Reexamination of antinucleon-nucleon interactions in covariant chiral effective field theory

TL;DR

This paper develops a relativistic covariant chiral effective field theory approach to antinucleon-nucleon interactions, comparing it with heavy baryon methods and identifying potential bound states near the threshold.

Contribution

It introduces a hybrid covariant chiral EFT model for antinucleon-nucleon interactions and demonstrates its effectiveness in describing phase shifts and inelasticities, with implications for observed states.

Findings

Relativistic approach shows faster convergence than non-relativistic methods.

Phase shifts and inelasticities are well described up to J≤1.

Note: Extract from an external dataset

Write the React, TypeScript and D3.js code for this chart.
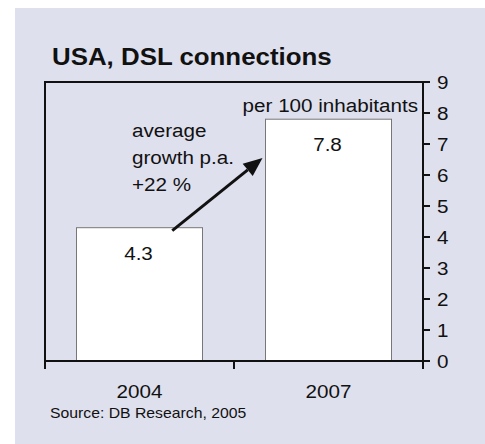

Potential bound states near the N̄N threshold are identified.

Abstract

Motivated by the recent progress in developing high-precision relativistic chiral nucleon-nucleon interactions, we study the antinucleon-nucleon interaction in a hybrid approach where the real part of the potential is constructed in the leading-order covariant chiral effective field theory, and the imaginary part is described following the procedure adopted in the heavy baryon chiral effective field theory. The phase shifts and inelasticities with $J\leq 1$ are obtained and compared to those calculated in the next-to-leading order heavy baryon chiral effective field theory. For most partial waves, the descriptions of phase shifts and inelasticities in the hybrid approach are comparable to those in the next-to-leading order heavy baryon chiral effective field theory, confirming the relatively faster convergence of the relativistic approach observed in the nucleon-nucleon sector. In addition, we search for bound states/resonances near the $\bar{N}N$ threshold and find several structures that can be associated with those states recently observed by the BESIII Collaboration.